Monday, 30 September 2019

More on Being Noticed.

It is happening again.

(That’s one of my favourite lines from Twin Peaks. Back in the early nineties I lived in Twin Peaks for the duration of its run on British TV. It matched the many and varied energies filling my life at the time perfectly, so the transition from the gloom of Northumberland to the dark and danger – and occasional hilarious absurdity – of Washington State was easy. And before you ask, the answer to your question is Donna.)

But back to the beginning: what is happening again?

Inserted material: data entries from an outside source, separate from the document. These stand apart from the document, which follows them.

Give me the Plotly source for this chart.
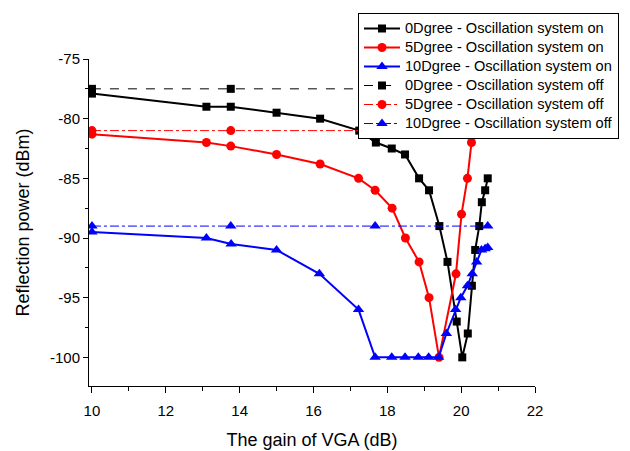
import plotly.graph_objects as go

# ---- data ----
x_on0 = [10, 13.1, 13.76, 15.0, 16.18, 17.24, 17.69, 18.12, 18.48, 18.86, 19.13, 19.41, 19.63, 19.88, 20.03, 20.18, 20.29, 20.38, 20.49, 20.56, 20.65, 20.72]
y_on0 = [-77.9, -79.0, -79.0, -79.5, -80.0, -81.0, -82.0, -82.5, -83.0, -85.0, -86.0, -89.0, -92.0, -97.0, -100.0, -98.0, -94.0, -91.0, -89.0, -87.0, -86.0, -85.0]

x_on5 = [10, 13.1, 13.76, 15.0, 16.18, 17.22, 17.67, 18.13, 18.49, 18.86, 19.13, 19.4, 19.86, 20.01, 20.17, 20.28]
y_on5 = [-81.3, -82.0, -82.3, -83.0, -83.8, -85.0, -86.0, -87.5, -90.0, -92.0, -95.0, -100.0, -93.0, -88.0, -85.0, -82.0]

x_on10 = [10, 13.1, 13.77, 15.0, 16.16, 17.22, 17.67, 18.12, 18.48, 18.84, 19.12, 19.39, 19.6, 19.85, 19.99, 20.17, 20.3, 20.42, 20.55, 20.65, 20.72]
y_on10 = [-89.5, -90.0, -90.5, -91.0, -93.0, -96.0, -100.0, -100.0, -100.0, -100.0, -100.0, -100.0, -98.0, -96.0, -95.0, -94.0, -93.0, -92.0, -91.0, -90.9, -90.8]

x_off = [10, 13.76, 17.67, 20.72]
y_off0 = [-77.5, -77.5, -77.5, -77.5]
y_off5 = [-81.0, -81.0, -81.0, -81.0]
y_off10 = [-89.0, -89.0, -89.0, -89.0]

names = [
    "0Dgree - Oscillation system on",
    "5Dgree - Oscillation system on",
    "10Dgree - Oscillation system on",
    "0Dgree - Oscillation system off",
    "5Dgree - Oscillation system off",
    "10Dgree - Oscillation system off",
]

x_tickvals = [10, 12, 14, 16, 18, 20, 22]
x_ticktext = ["10", "12", "14", "16", "18", "20", "22"]
y_tickvals = [-75, -80, -85, -90, -95, -100]
y_ticktext = ["-75", "-80", "-85", "-90", "-95", "-100"]

BLACK = "#000000"
RED = "#ff0000"
BLUE = "#0000ff"


def legend_name(s):
    return '<span style="font-size:14.6px">' + s + '</span>'


fig = go.Figure()
fig.add_trace(go.Scatter(x=x_on0, y=y_on0, name=legend_name(names[0]), mode="lines+markers",
                         line=dict(color=BLACK, width=2),
                         marker=dict(symbol="square", size=8, color=BLACK)))
fig.add_trace(go.Scatter(x=x_on5, y=y_on5, name=legend_name(names[1]), mode="lines+markers",
                         line=dict(color=RED, width=2),
                         marker=dict(symbol="circle", size=9, color=RED)))
fig.add_trace(go.Scatter(x=x_on10, y=y_on10, name=legend_name(names[2]), mode="lines+markers",
                         line=dict(color=BLUE, width=2),
                         marker=dict(symbol="triangle-up", size=10, color=BLUE)))
fig.add_trace(go.Scatter(x=x_off, y=y_off0, name=legend_name(names[3]), mode="lines+markers",
                         line=dict(color=BLACK, width=1, dash="dash"),
                         marker=dict(symbol="square", size=8, color=BLACK)))
fig.add_trace(go.Scatter(x=x_off, y=y_off5, name=legend_name(names[4]), mode="lines+markers",
                         line=dict(color=RED, width=1, dash="dashdot"),
                         marker=dict(symbol="circle", size=9, color=RED)))
fig.add_trace(go.Scatter(x=x_off, y=y_off10, name=legend_name(names[5]), mode="lines+markers",
                         line=dict(color=BLUE, width=1, dash="dashdot"),
                         marker=dict(symbol="triangle-up", size=10, color=BLUE)))

axis_font = dict(family="Liberation Sans, Arial, sans-serif", size=15, color="#000")

fig.update_layout(
    width=630, height=451,
    paper_bgcolor="white", plot_bgcolor="white",
    margin=dict(l=89, r=95, t=59, b=65, autoexpand=False),
    font=axis_font,
    showlegend=True,
    legend=dict(
        x=358 / 630, y=1 - 13 / 451, xanchor="left", yanchor="top",
        xref="container", yref="container",
        bgcolor="white", bordercolor="black", borderwidth=1,
        font=dict(family="Liberation Sans, Arial, sans-serif", size=12, color="#000"),
        itemwidth=36, tracegroupgap=0,
    ),
    xaxis=dict(
        range=[9.92, 22], showgrid=False, zeroline=False, automargin=False,
        showline=True, linecolor="black", linewidth=1,
        ticks="outside", ticklen=6, tickcolor="black", ticklabelstandoff=5,
        tickvals=x_tickvals, ticktext=x_ticktext,
        minor=dict(ticks="outside", ticklen=4, dtick=1, tick0=10, tickcolor="black"),
        title=dict(text="The gain of VGA (dB)"),
        tickfont=axis_font,
    ),
    yaxis=dict(
        range=[-102.4, -75], showgrid=False, zeroline=False, automargin=False,
        showline=True, linecolor="black", linewidth=1,
        ticks="outside", ticklen=5, tickcolor="black",
        tickvals=y_tickvals, ticktext=y_ticktext,
        minor=dict(ticks="outside", ticklen=3, dtick=2.5, tick0=-75, tickcolor="black"),
        title=dict(text="Reflection power (dBm)"),
        tickfont=axis_font,
    ),
)

fig.write_html("out.html", config={"displayModeBar": False},
               post_script="document.body.style.margin='0';")
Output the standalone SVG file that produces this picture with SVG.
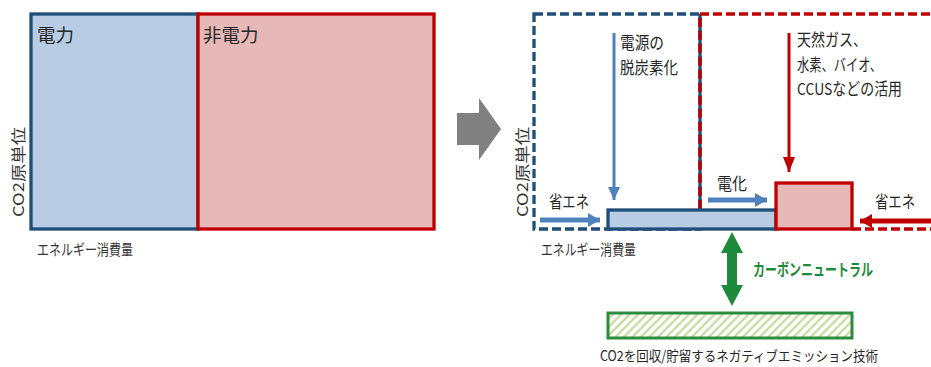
<svg xmlns="http://www.w3.org/2000/svg" width="931" height="367" viewBox="0 0 931 367">
<style>
.t{font-family:"Noto Sans CJK JP","Noto Sans",sans-serif;fill:#262626}
.ax{font-family:"Noto Sans CJK JP","Noto Sans",sans-serif;fill:#333333;font-size:15px}
.lab{font-size:16.5px}
.big{font-size:18.5px}
.bfill{fill:#B8CCE4;stroke:#1F4E79;stroke-width:3.3}
.rfill{fill:#E6B8B7;stroke:#C00000;stroke-width:3.3}
.bd{fill:none;stroke:#1F4E79;stroke-width:3.3;stroke-dasharray:9 4}
.rd{fill:none;stroke:#C00000;stroke-width:3.3;stroke-dasharray:9 4}
.ba{stroke:#4F81BD;stroke-width:3}
.bah{stroke:#4F81BD;stroke-width:5}
.ra{stroke:#C00000;stroke-width:3}
.rah{stroke:#C00000;stroke-width:5}
</style>
<defs>
<marker id="mBlueV" markerUnits="userSpaceOnUse" markerWidth="13" markerHeight="12" refX="13" refY="6" orient="auto" viewBox="0 0 13 12"><path d="M0,0 L13,6 L0,12 Z" fill="#4F81BD"/></marker>
<marker id="mBlueH" markerUnits="userSpaceOnUse" markerWidth="12" markerHeight="14" refX="12" refY="7" orient="auto" viewBox="0 0 12 14"><path d="M0,0 L12,7 L0,14 Z" fill="#4F81BD"/></marker>
<marker id="mRedV" markerUnits="userSpaceOnUse" markerWidth="15" markerHeight="12" refX="15" refY="6" orient="auto" viewBox="0 0 15 12"><path d="M0,0 L15,6 L0,12 Z" fill="#C00000"/></marker>
<marker id="mRedH" markerUnits="userSpaceOnUse" markerWidth="12" markerHeight="14" refX="12" refY="7" orient="auto" viewBox="0 0 12 14"><path d="M0,0 L12,7 L0,14 Z" fill="#C00000"/></marker>
<pattern id="hatch" patternUnits="userSpaceOnUse" width="6" height="6" patternTransform="rotate(45)">
<rect width="6" height="6" fill="#ffffff"/>
<line x1="1.5" y1="0" x2="1.5" y2="6" stroke="#C4D79B" stroke-width="2.2"/>
</pattern>
</defs>

<g id="left-panel">
<g id="left-power">
<rect class="bfill" x="31" y="14" width="167" height="215"/>
<text class="t big" x="37" y="42">電力</text>
</g>
<g id="left-nonpower">
<rect class="rfill" x="198" y="14" width="236" height="215"/>
<text class="t big" x="203" y="42">非電力</text>
</g>
<text class="ax" transform="translate(24,217) rotate(-90)" textLength="90" lengthAdjust="spacingAndGlyphs">CO2原単位</text>
<text class="ax" x="37" y="255" textLength="96" lengthAdjust="spacingAndGlyphs">エネルギー消費量</text>
</g>

<g id="transition-arrow">
<polygon points="457,113 479,113 479,98 501,129 479,160 479,145 457,145" fill="#808080"/>
</g>

<g id="right-panel">
<g id="power-frame">
<rect class="bd" x="534" y="14" width="166" height="215"/>
<line x1="700" y1="14" x2="700" y2="209" stroke="#1F4E79" stroke-width="3.3"/>
</g>
<g id="nonpower-frame">
<path class="rd" d="M700,209 L700,14 L940,14 M852,229 L940,229"/>
</g>
<g id="power-box">
<rect class="bfill" x="608" y="210" width="168" height="19"/>
</g>
<g id="nonpower-box">
<rect class="rfill" x="776" y="183" width="76" height="46"/>
</g>
<g id="negative-emission">
<rect x="608" y="313" width="244" height="25" fill="url(#hatch)" stroke="#2E8B3E" stroke-width="3"/>
<text class="t" font-size="14" x="600" y="361" textLength="278" lengthAdjust="spacingAndGlyphs">CO2を回収/貯留するネガティブエミッション技術</text>
</g>
<text class="ax" transform="translate(528,217) rotate(-90)" textLength="90" lengthAdjust="spacingAndGlyphs">CO2原単位</text>
<text class="ax" x="541" y="255" textLength="95" lengthAdjust="spacingAndGlyphs">エネルギー消費量</text>
</g>

<g id="connectors">
<line class="ba" x1="614" y1="33" x2="614" y2="200" marker-end="url(#mBlueV)"/>
<line class="ra" x1="789" y1="33" x2="789" y2="172" marker-end="url(#mRedV)"/>
<line class="bah" x1="708" y1="200" x2="767" y2="200" marker-end="url(#mBlueH)"/>
<line class="bah" x1="540" y1="220" x2="600" y2="220" marker-end="url(#mBlueH)"/>
<line class="rah" x1="931" y1="221" x2="860" y2="221" marker-end="url(#mRedH)"/>
<polygon points="732,232 743,253 737,253 737,285 743,285 732,306 721,285 727,285 727,253 721,253" fill="#1E8A3C"/>
</g>

<g id="labels">
<text class="t lab" x="620" y="49" textLength="44" lengthAdjust="spacingAndGlyphs">電源の</text>
<text class="t lab" x="620" y="74" textLength="58" lengthAdjust="spacingAndGlyphs">脱炭素化</text>
<text class="t lab" x="797" y="46" textLength="70" lengthAdjust="spacingAndGlyphs">天然ガス、</text>
<text class="t lab" x="797" y="71" textLength="85" lengthAdjust="spacingAndGlyphs">水素、バイオ、</text>
<text class="t lab" x="797" y="95" textLength="105" lengthAdjust="spacingAndGlyphs">CCUSなどの活用</text>
<text class="t lab" x="717" y="190" textLength="30" lengthAdjust="spacingAndGlyphs">電化</text>
<text class="t lab" x="549" y="208" textLength="40" lengthAdjust="spacingAndGlyphs">省エネ</text>
<text class="t lab" x="875" y="208" textLength="40" lengthAdjust="spacingAndGlyphs">省エネ</text>
<text x="753" y="276" font-family="Noto Sans CJK JP,Noto Sans,sans-serif" font-size="16.5" font-weight="bold" fill="#1E8A3C" textLength="120" lengthAdjust="spacingAndGlyphs">カーボンニュートラル</text>
</g>
</svg>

Women apparently noticing me. I was idly browsing (I seem to spend my life these days idly browsing) the reduced lines in Tesco today. There was a young woman in front of me – at a perfectly respectful distance I should point out – and after a few minutes she turned to look at me and then moved away. But she’d only walked about three paces before she turned to look at me again, and a hint of a smile appeared on her lips. So what was that about? What is it about me that is worth an amused double take?

After that I went into another store where a young woman was on her knees arranging the merchandise on a lower shelf. She looked up at me and smiled broadly, and repeated the action at least three more times while I was (guess what) idly browsing the shower curtains. And when I decided that none of the shower curtains would do and made to leave, she did it again. (I didn’t return her smile that time. I felt there was a level of presumption creeping into this young woman’s behaviour of which I did not entirely approve.)

I really don’t understand this. As far as I’m concerned, the only remarkable thing about me is the difference in age between what I see staring back at me from mirrors and shop windows, and how I feel inside. It’s about thirty years, give or take a few. But it appears there’s something else of which I’m unaware.

I wonder whether it’s the fact that I have Daniel Craig-style high cheekbones and a similar head shape. Maybe they think I’m James Bond’s older brother. Or maybe it’s my hair which is overdue for a cut. Maybe I look like a cartoon character.

I do wish one of them would have the courage to come over and explain:

‘Excuse me, but did you know that your nose is a really silly shape?’

And then at least I’d know, wouldn’t I?